The Legal Services Corp. (LSC) of Washington D.C. has selected Lone Star Legal Aid (LSLA) to take the lead in updating a national disaster-response website, says Lewis Kinard (pictured), a directing attorney of the Houston-based LSLA.
The LSLA has experience dealing with various types of disasters including hurricanes, tornadoes, wild fires and oil spills, Kinard notes.
“We’ll take what we’ve learned and help revamp this resource and then build a sort of a site-management consortium to make sure that it stays fresh,” he says.
LSLA will head the project, funded by a $130,000 LSC technology grant, to revamp the National Disaster Legal Aid website, which was created after Hurricane Katrina, he says.
“There was a rush to find some way to use technology to coordinate volunteers in a wide range of legal service organizations to service Katrina victims,” he says.
The goal of the LSC-funded project is to have a one-stop resource with legal information to help victims in any type of disaster anywhere in the country, he explains.

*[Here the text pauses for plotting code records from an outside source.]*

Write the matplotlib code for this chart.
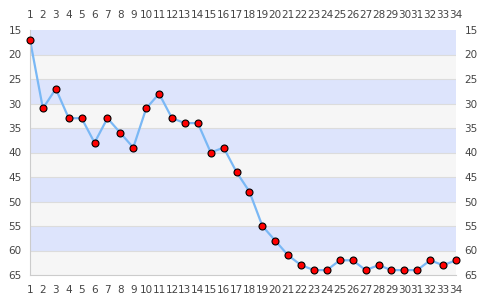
import numpy as np
import matplotlib.pyplot as plt

# Data
rounds = list(range(1, 35))
position = [17, 31, 27, 33, 33, 38, 33, 36, 39, 31, 28, 33, 34, 34, 40, 39, 44,
            48, 55, 58, 61, 63, 64, 64, 62, 62, 64, 63, 64, 64, 64, 62, 63, 62]
y_ticks = list(range(15, 70, 5))

fig = plt.figure(figsize=(4.85, 3.0), dpi=100)
ax = fig.add_axes([30 / 485, 25 / 300, 426 / 485, 245 / 300])

# alternating bands
for i, lo in enumerate(y_ticks[:-1]):
    color = '#dde4fc' if i % 2 == 0 else '#f6f6f6'
    ax.axhspan(lo, lo + 5, color=color, zorder=0, lw=0)
for t in y_ticks[1:-1]:
    ax.axhline(t, color='#dcdcdc', lw=0.8, zorder=1)

ax.plot(rounds, position, '-', color='#7ab8f5', linewidth=1.6, zorder=2)
ax.plot(rounds, position, 'o', color='red', markeredgecolor='black',
        markeredgewidth=0.8, markersize=5, zorder=3, clip_on=False)

ax.set_xlim(1, 34)
ax.set_ylim(65, 15)
ax.set_xticks(rounds)
ax.set_yticks(y_ticks)
ax.tick_params(axis='both', which='both', length=0, labelsize=7.5,
               labelcolor='#444444', top=True, labeltop=True,
               right=True, labelright=True)
ax.tick_params(axis='x', pad=7.5)
ax.tick_params(axis='y', pad=6)

for side in ['top', 'right']:
    ax.spines[side].set_visible(False)
for side in ['left', 'bottom']:
    ax.spines[side].set_color('#cccccc')

plt.savefig('out.png', dpi=100)
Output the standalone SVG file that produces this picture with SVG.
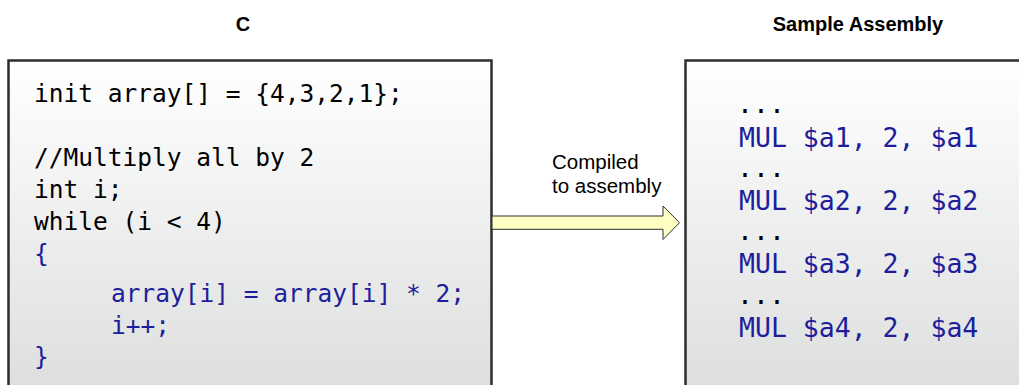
<svg xmlns="http://www.w3.org/2000/svg" width="1019" height="385" viewBox="0 0 1019 385">
<defs>
<linearGradient id="boxg" x1="0" y1="0" x2="0" y2="1">
<stop offset="0" stop-color="#ffffff"/>
<stop offset="1" stop-color="#dcdddd"/>
</linearGradient>
<style>
.box{fill:url(#boxg);stroke:#2e2e2e;stroke-width:2.5}
.title{font-family:"Liberation Sans",Arial,sans-serif;font-weight:bold;font-size:20px;fill:#000}
.code{font-family:"DejaVu Sans Mono",monospace;font-size:24.5px;fill:#000}
.asm{font-family:"DejaVu Sans Mono",monospace;font-size:26.5px}
.blue{fill:#1e1e9c}
.lbl{font-family:"Liberation Sans",Arial,sans-serif;font-size:20.5px;fill:#000}
.arrow{fill:#ffffc4;stroke:#2e2e2e;stroke-width:1}
</style>
</defs>
<rect width="1019" height="385" fill="#ffffff"/>
<g id="title-c"><text class="title" x="243" y="31" text-anchor="middle">C</text></g>
<g id="title-asm"><text class="title" x="858" y="31" text-anchor="middle">Sample Assembly</text></g>
<g id="c-code">
<rect class="box" x="8.5" y="60.5" width="483" height="340"/>
<text class="code" x="34" y="102">init array[] = {4,3,2,1};</text>
<text class="code" x="34" y="166">//Multiply all by 2</text>
<text class="code" x="34" y="198">int i;</text>
<text class="code" x="34" y="230">while (i &lt; 4)</text>
<text class="code blue" x="34" y="262">{</text>
<text class="code blue" x="111" y="302">array[i] = array[i] * 2;</text>
<text class="code blue" x="111" y="334">i++;</text>
<text class="code blue" x="34" y="365">}</text>
</g>
<g id="asm-code">
<rect class="box" x="685.5" y="60.5" width="345" height="340"/>
<text class="asm" x="737" y="113">...</text>
<text class="asm blue" x="739" y="147">MUL $a1, 2, $a1</text>
<text class="asm" x="737" y="177">...</text>
<text class="asm blue" x="739" y="210">MUL $a2, 2, $a2</text>
<text class="asm" x="737" y="240">...</text>
<text class="asm blue" x="739" y="273">MUL $a3, 2, $a3</text>
<text class="asm" x="737" y="304">...</text>
<text class="asm blue" x="739" y="337">MUL $a4, 2, $a4</text>
</g>
<g id="connectors">
<polygon class="arrow" points="492,216 663,216 663,206 679.5,222.7 663,239.5 663,229.3 492,229.3"/>
<text class="lbl" x="552" y="169">Compiled</text>
<text class="lbl" x="552" y="193">to assembly</text>
</g>
</svg>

“We’re talking about: Once you’re stable, how do you get back on your feet?” Kinard says. “Some of it’s going to be federal and apply to everybody, such as replacing Social Security cards or passports, and some will be state-specific, such as replacing birth certificates or property deeds,” he says.
When a new disaster occurs, the goal is to update the website content to address the specific legal needs of the new disaster’s victims, he says.
Organizations that will be working with the LSLA on the project include the American Bar Association’s Center for Pro Bono in Chicago, the Texas Legal Services Center in Austin, the National Legal Aid and Defender Association in Washington, D.C., and Pro Bono Net in New York, according to an LSC Sept. 26 announcement. The $130,000 grant is one of 43 grants, totaling more than $3.4 million, that are part of the LSC’s Technology Initiative Grants Program, the announcement said.
Legal matters arise in the wake of a disaster that can be new to a lawyer, such as who pays to remove a fence or a house that has been moved by a storm to another person’s property, Kinard says.
“There are so many things not in the typical repertoire of the average practitioner or specialist,” Kinard says. “We want to have the information there, to help them quickly get up to speed, so they can go out to a disaster relief center and steer people in the right direction.”